Par conséquent, c’est bien un Bill Clinton qui y voyait un avantage électoral personnel de promettre, lors des élections présidentielles américaines de 1996, de passer outre à la promesse faite par son prédécesseur de ne point élargir l’OTAN vers l’Est. On connaît la suite. L’OTAN fut par après transformée d’une alliance militaire essentiellement défensive en une alliance militaire offensive, sous contrôle américain. Et l’expansion de l’OTAN ne s’est pas arrêtée à la Pologne, à la Hongrie et à la Tchécoslovaquie, mais elle a aussi englobé des pays comme l’Albanie, la Bulgarie, la Croatie, la Lettonie et la Slovénie, entre autres, poussant ainsi son infrastructure militaire jusqu’à la frontière de la Russie. Les récentes tentatives pour faire en sorte que même l’Ukraine fasse partie de l’OTAN ne sont que la continuation d’une politique agressive d’expansion de l’OTAN et d’isoler la Russie, initialement mise de l’avant par le gouvernement de Bill Clinton, à la fin des années 90.
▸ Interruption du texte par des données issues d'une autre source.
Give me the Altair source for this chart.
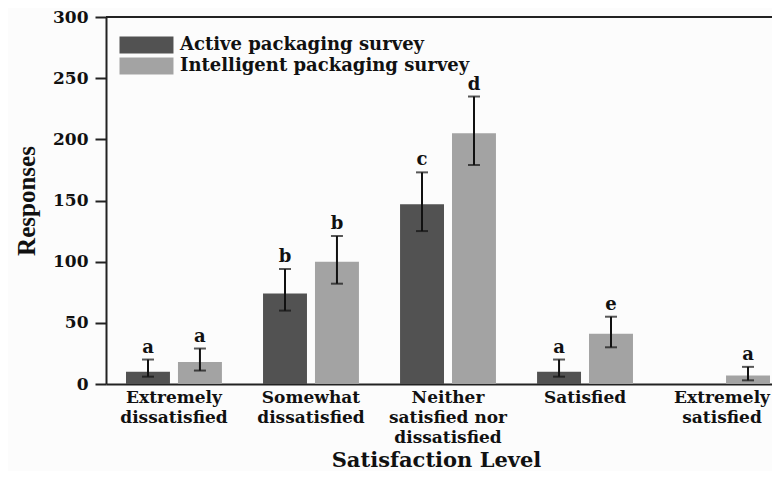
import altair as alt
import pandas as pd

categories = [
    "Extremely\ndissatisfied",
    "Somewhat\ndissatisfied",
    "Neither\nsatisfied nor\ndissatisfied",
    "Satisfied",
    "Extremely\nsatisfied",
]
series = ["Active packaging survey", "Intelligent packaging survey"]

active_values = [10, 74, 147, 10, 0]
active_low = [6, 60, 125, 6, None]
active_high = [20, 94, 173, 20, None]
active_letters = ["a", "b", "c", "a", ""]

intel_values = [18, 100, 205, 41, 7]
intel_low = [11, 82, 179, 30, 3]
intel_high = [29, 121, 235, 55, 14]
intel_letters = ["a", "b", "d", "e", "a"]

colors = ["#525252", "#a3a3a3"]

rows = []
for i, c in enumerate(categories):
    rows.append(dict(cat=c, series=series[0], value=active_values[i],
                     low=active_low[i], high=active_high[i], letter=active_letters[i]))
    rows.append(dict(cat=c, series=series[1], value=intel_values[i],
                     low=intel_low[i], high=intel_high[i], letter=intel_letters[i]))
df = pd.DataFrame(rows)
err = df.dropna(subset=["low", "high"])

FONT = "DejaVu Serif"

x_enc = alt.X(
    "cat:N",
    sort=categories,
    scale=alt.Scale(range=[0, 684], paddingInner=0.3, paddingOuter=0.146),
    axis=alt.Axis(
        title="Satisfaction Level",
        labelAngle=0,
        labelExpr="split(datum.label, '\\n')",
        labelFont=FONT,
        labelFontWeight="bold",
        labelFontSize=17,
        labelLineHeight=20,
        labelColor="#111",
        labelPadding=5,
        ticks=False,
        domainColor="#222",
        domainWidth=2,
        titleFont=FONT,
        titleFontWeight="bold",
        titleFontSize=21,
        titleColor="#111",
        titlePadding=4,
        titleX=330,
    ),
)
xoff = alt.XOffset("series:N", sort=series,
                   scale=alt.Scale(paddingInner=0.154, paddingOuter=0))

y_scale = alt.Scale(domain=[0, 300], nice=False)

bars = alt.Chart(df).mark_bar().encode(
    x=x_enc,
    xOffset=xoff,
    y=alt.Y(
        "value:Q",
        scale=y_scale,
        axis=alt.Axis(
            title="Responses",
            values=list(range(0, 301, 25)),
            labelExpr="datum.value % 50 == 0 ? datum.label : ''",
            tickSize={"condition": {"test": "datum.value % 50 == 0", "value": 11}, "value": 6},
            tickWidth=2,
            tickColor="#222",
            grid=False,
            domainColor="#222",
            domainWidth=2,
            labelFont=FONT,
            labelFontWeight="bold",
            labelFontSize=17,
            labelColor="#111",
            labelPadding=7,
            titleFont="Liberation Serif",
            titleFontWeight="bold",
            titleFontSize=25,
            titleColor="#111",
            titlePadding=13,
        ),
    ),
    color=alt.Color(
        "series:N",
        sort=series,
        scale=alt.Scale(domain=series, range=colors),
        legend=alt.Legend(
            title=None,
            orient="none",
            legendX=13,
            legendY=19,
            padding=0,
            symbolType="M-1,-1H5.35V1H-1Z",
            symbolSize=289,
            symbolStrokeWidth=0,
            symbolOpacity=1,
            labelOffset=43,
            labelLimit=0,
            rowPadding=3,
            labelFont=FONT,
            labelFontWeight="bold",
            labelFontSize=18,
            labelColor="#111",
        ),
    ),
)

rules = alt.Chart(err).mark_rule(color="#111", strokeWidth=2).encode(
    x=alt.X("cat:N", sort=categories), xOffset=xoff,
    y=alt.Y("low:Q", scale=y_scale), y2="high:Q",
)
caps_hi = alt.Chart(err).mark_tick(color="#111", thickness=2, size=12).encode(
    x=alt.X("cat:N", sort=categories), xOffset=xoff, y=alt.Y("high:Q", scale=y_scale),
)
caps_lo = alt.Chart(err).mark_tick(color="#111", thickness=2, size=12).encode(
    x=alt.X("cat:N", sort=categories), xOffset=xoff, y=alt.Y("low:Q", scale=y_scale),
)
letters = alt.Chart(err).mark_text(
    font=FONT, fontWeight="bold", fontSize=18, color="#111", baseline="bottom", dy=-3
).encode(
    x=alt.X("cat:N", sort=categories), xOffset=xoff, y=alt.Y("high:Q", scale=y_scale),
    text="letter:N",
)
top_line = alt.Chart(alt.Data(values=[{}])).mark_rule(color="#222", strokeWidth=2).encode(
    y=alt.datum(300, scale=y_scale), x=alt.value(0), x2=alt.value(684),
)

chart = (
    alt.layer(bars, rules, caps_hi, caps_lo, letters, top_line)
    .properties(
        width=666,
        height=367,
        autosize=alt.AutoSizeParams(type="none"),
        padding={"left": 98, "top": 9, "right": 0, "bottom": 87},
        background="#fcfcfc",
    )
    .configure_view(stroke=None)
)

chart.save("out.html", embed_options={"renderer": "svg", "actions": False})
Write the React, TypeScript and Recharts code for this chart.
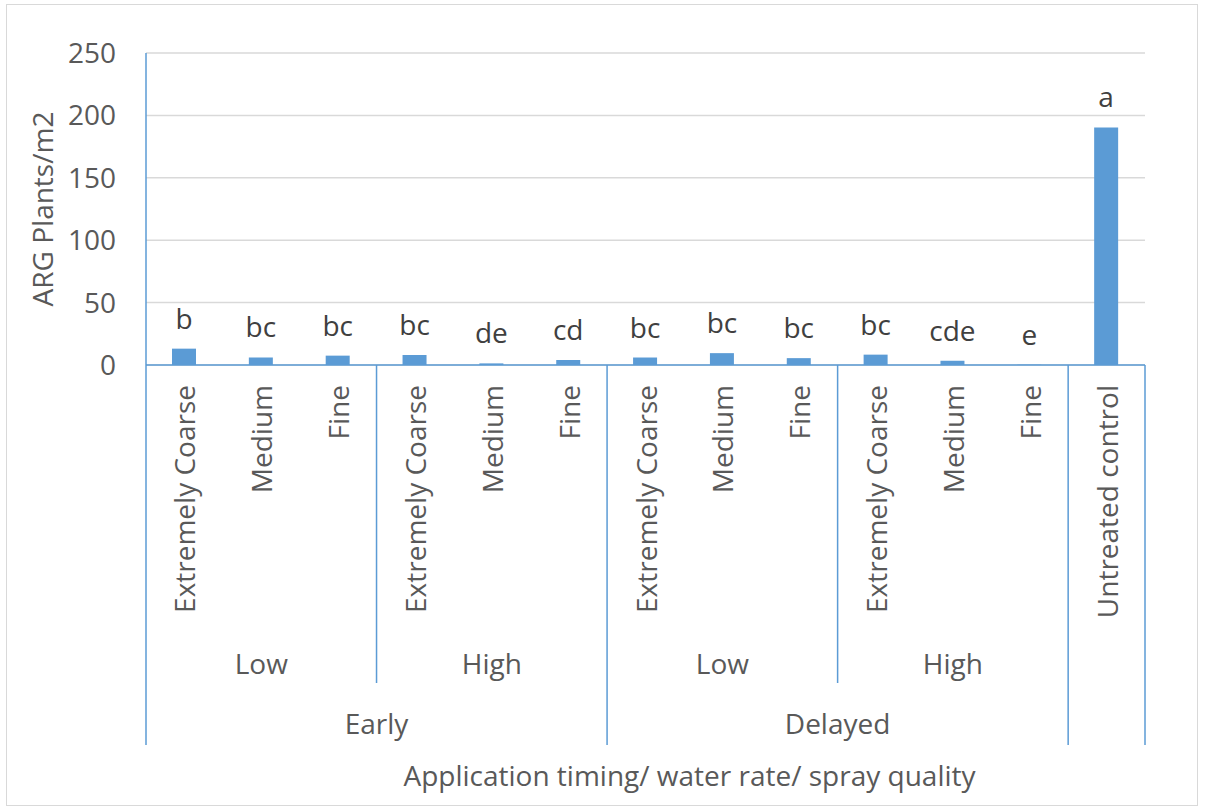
import React from "react";
import { BarChart, Bar, XAxis, YAxis, CartesianGrid, LabelList, Label } from "recharts";

const sprayQuality = [
  "Extremely Coarse", "Medium", "Fine",
  "Extremely Coarse", "Medium", "Fine",
  "Extremely Coarse", "Medium", "Fine",
  "Extremely Coarse", "Medium", "Fine",
  "Untreated control",
];
const waterRate = ["Low", "Low", "Low", "High", "High", "High", "Low", "Low", "Low", "High", "High", "High", ""];
const timing = ["Early", "Early", "Early", "Early", "Early", "Early", "Delayed", "Delayed", "Delayed", "Delayed", "Delayed", "Delayed", ""];
const plantsPerM2 = [13.1, 6.1, 7.5, 8.0, 1.3, 4.0, 6.0, 9.5, 5.5, 8.3, 3.4, 0.3, 190.4];
const letters = ["b", "bc", "bc", "bc", "de", "cd", "bc", "bc", "bc", "bc", "cde", "e", "a"];
const yTicks = [0, 50, 100, 150, 200, 250];

const data = sprayQuality.map((q, i) => ({
  key: `${timing[i]}|${waterRate[i]}|${q}|${i}`,
  value: plantsPerM2[i],
  letter: letters[i],
}));

const BLUE = "#5b9bd5";
const TEXT = "#595959";
const FS = 28;
const CHART_W = 1190;
const CHART_H = 800;
const MARGIN = { top: 48, right: 52, left: 59, bottom: 40 };
const Y_W = 80;
const PLOT_W = CHART_W - MARGIN.left - MARGIN.right - Y_W;

function MultiTick(props: any) {
  const { x, y, payload } = props;
  const i: number = payload?.index ?? props.index ?? 0;
  const half: number =
    typeof payload?.offset === "number" && payload.offset > 0 ? payload.offset : PLOT_W / data.length / 2;
  const left = x - half;
  const elems: any[] = [];
  const timingChange = i === 0 || timing[i] !== timing[i - 1];
  const rateChange = timingChange || waterRate[i] !== waterRate[i - 1];
  const LONG = 380;
  const MID = 318;
  if (timingChange) {
    elems.push(<line key="lt" x1={left} x2={left} y1={y} y2={y + LONG} stroke={BLUE} strokeWidth={1.5} />);
  } else if (rateChange) {
    elems.push(<line key="lm" x1={left} x2={left} y1={y} y2={y + MID} stroke={BLUE} strokeWidth={1.5} />);
  }
  if (i === data.length - 1) {
    elems.push(<line key="rt" x1={x + half} x2={x + half} y1={y} y2={y + LONG} stroke={BLUE} strokeWidth={1.5} />);
  }
  const ty = y + 20;
  elems.push(
    <text
      key="l1"
      x={x}
      y={ty}
      transform={`rotate(-90, ${x}, ${ty})`}
      textAnchor="end"
      dominantBaseline="central"
      fill={TEXT}
      fontSize={FS}
    >
      {sprayQuality[i]}
    </text>
  );
  if (waterRate[i] && rateChange) {
    let n = 0;
    while (i + n < data.length && waterRate[i + n] === waterRate[i] && timing[i + n] === timing[i]) n++;
    elems.push(
      <text key="l2" x={left + n * half} y={y + 298} textAnchor="middle" dominantBaseline="central" fill={TEXT} fontSize={FS}>
        {waterRate[i]}
      </text>
    );
  }
  if (timing[i] && timingChange) {
    let n = 0;
    while (i + n < data.length && timing[i + n] === timing[i]) n++;
    elems.push(
      <text key="l3" x={left + n * half} y={y + 358} textAnchor="middle" dominantBaseline="central" fill={TEXT} fontSize={FS}>
        {timing[i]}
      </text>
    );
  }
  return <g>{elems}</g>;
}

function XTitle(props: any) {
  const vb = props.viewBox || { x: 0, y: 0, width: 0, height: 0 };
  return (
    <text x={vb.x + vb.width / 2 + 44} y={vb.y + 410} textAnchor="middle" dominantBaseline="central" fill={TEXT} fontSize={FS}>
      Application timing/ water rate/ spray quality
    </text>
  );
}

function YTitle(props: any) {
  const vb = props.viewBox || { x: 0, y: 0, width: 0, height: 0 };
  const cx = vb.x - 24;
  const cy = vb.y + vb.height / 2;
  return (
    <text x={cx} y={cy} transform={`rotate(-90, ${cx}, ${cy})`} textAnchor="middle" dominantBaseline="central" fill={TEXT} fontSize={FS}>
      ARG Plants/m2
    </text>
  );
}

export default function App() {
  return (
    <div
      style={{
        position: "absolute",
        left: 6,
        top: 4,
        width: CHART_W + 2,
        height: CHART_H + 2,
        border: "1px solid #d9d9d9",
        boxSizing: "border-box",
        background: "#fff",
        fontFamily: '"Open Sans", sans-serif',
      }}
    >
      <BarChart width={CHART_W} height={CHART_H} data={data} margin={MARGIN}>
        <CartesianGrid vertical={false} stroke="#d9d9d9" strokeWidth={1.5} />
        <XAxis
          dataKey="key"
          interval={0}
          height={400}
          tickLine={false}
          tickSize={0}
          tickMargin={0}
          axisLine={{ stroke: BLUE, strokeWidth: 1.5 }}
          tick={<MultiTick />}
        >
          <Label content={<XTitle />} />
        </XAxis>
        <YAxis
          width={Y_W}
          domain={[0, 250]}
          ticks={yTicks}
          tickLine={false}
          tickSize={0}
          tickMargin={30}
          axisLine={{ stroke: BLUE, strokeWidth: 1.5 }}
          tick={{ fill: TEXT, fontSize: FS }}
        >
          <Label content={<YTitle />} />
        </YAxis>
        <Bar dataKey="value" fill={BLUE} barSize={24} isAnimationActive={false}>
          <LabelList dataKey="letter" position="top" offset={20} fill="#404040" fontSize={FS} />
        </Bar>
      </BarChart>
    </div>
  );
}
C’est donc Bill Clinton, sans doute sous l’influence des néo-conservateurs américains, qui mit un terme à l’espoir que plusieurs entretenaient de voir les pays occidentaux profiter d’un « dividende de la paix », suite à la fin de la Guerre froide et la disparition de la menace soviétique.
Conclusion
Le désordre planétaire en ce début mouvementé du 21ème siècle, la crise financière de 2007-2008 qui a dévasté tellement de personnes, et le retour inattendu de l’ancienne Guerre froide avec la Russie, sont trois crises majeures dont l’origine remonte aux décisions à courte vue prises par le gouvernement de Bill Clinton dans les années 90.
Les gouvernements américains plutôt médiocres de George W. Bush et de Barack H. Obama n’ont fait que pousser plus avant, en les empirant, des politiques désastreuses initialement mises de l’avant par l’administration de Bill Clinton. C’est donc une réalité dont les historiens de l’avenir devront tenir compte s’ils veulent comprendre le fil des événements qui ont conduit au chaos actuel.